As of Monday, there have been at least 588,926 coronavirus tests performed in Kentucky. The positivity rate currently stands at 5.58%. At least 7,466 Kentuckians have recovered from the virus.

Fiscal Year 2020 budget update

In what Beshear said was good news about fiscal year 2020, he announced Monday that the general fund revenues ended up $104.6 million above the budgeted estimate, at a total of nearly $12 billion. The general fund surplus will be $177.5 million.

“COVID-19 has upended all of our lives, and what it’s going to do to our budget next year, without federal assistance, will be devastating,” Beshear said. “We believe it could cause the single largest budget cuts in our state’s history, and we hope Congress will act. But what I can tell you is that this year’s budget has turned out to be one of the better budgets we’ve had here in a while in Kentucky. We did not end the year with a deficit; we ended up $177.5 million in the black. … I hope the people of Kentucky know how fiscally responsible this administration is committed to being, especially during this crisis.”

Previously, Beshear said the improved economic footing means no budget cuts to K-12 education, post-secondary education, and health and public safety; and no cuts to the judicial or legislative branch budgets.

Beshear also said an increase in lottery revenues would result in another $15 million for need-based student financial aid this coming school year.

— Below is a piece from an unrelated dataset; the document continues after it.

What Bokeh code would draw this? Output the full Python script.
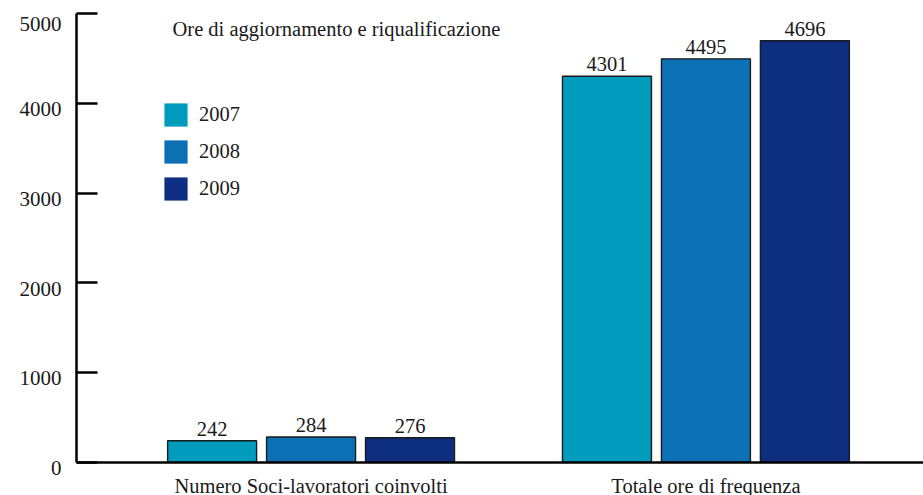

After holding back $15 million for necessary government expenses, Beshear said the $162.5 million going to the rain day fun, which is called the Budget Reserve Trust Fund, will  bring it up to $465.7 million, which is the largest deposit to the fund from a year-end surplus.

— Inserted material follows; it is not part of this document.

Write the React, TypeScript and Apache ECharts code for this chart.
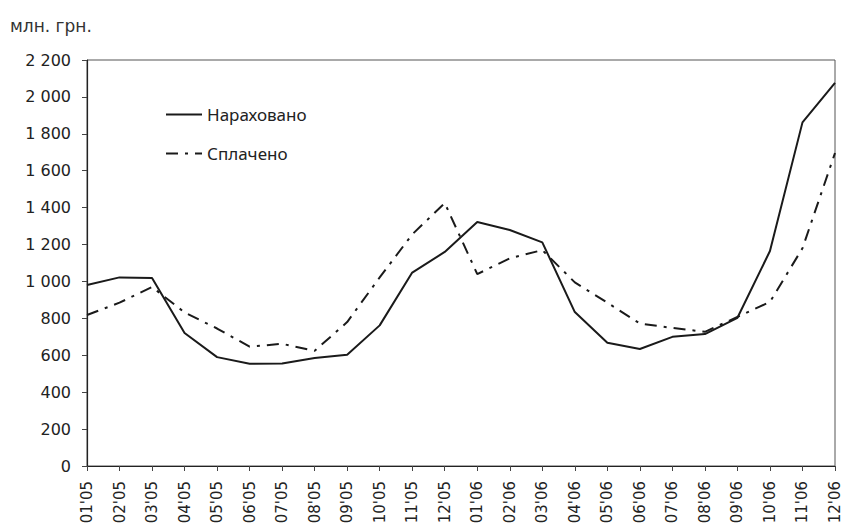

“This extra amount to the rainy day fund is good, because we’re going to need it,” Beshear said. “As good as this looks, next year looks just as bad.”

Beshear reiterated that the outlook for fiscal year 2021 remains challenging. He said that although the road fund revenue posted a shortfall of $60.3 million, no cuts were being made to the state construction program due to lower spending and help from the federal Coronavirus Aid, Relief and Economic Security (CARES) Act. As stated by a news release, he emphasized that “successfully fighting to stop the spread of COVID-19 remains the most important component to safeguarding our economy.”

Unemployment insurance claims update

Amy Cubbage, general counsel of the Labor Cabinet, provided an update Monday on the state’s efforts to address the unprecedented number of unemployment insurance claims brought on by the pandemic.

There currently are approximately 68,000 initial claims waiting for resolution, though some significant percentage of those are duplicates. This includes 4,900 claims filed in March, 22,000 filed in April and 20,000 filed in May.

Of the 68,000 initial claims, approximately 63,000 have been investigated and are awaiting a written Notice of Determination.

“When someone loses a job and files an unemployment claim, it could be disputed or undisputed, and a claim could be disputed for multiple reasons,” said Cubbage. “The undisputed claims are obviously the easy ones. We can process those quickly and get payments out. But if a claim is disputed, federal law requires the Office of Unemployment Insurance to issue a formal, written adjudication of the dispute. That is a federal rule. We can’t waive that.”

Testing update

Responding to some reports that some seeking coronavirus testing still are being asked to provide a doctor’s order, administration officials reiterated that the Cabinet for Health and Family Services, Department for Public Health (DPH) issued an order removing any such requirement to receive a COVID-19 test.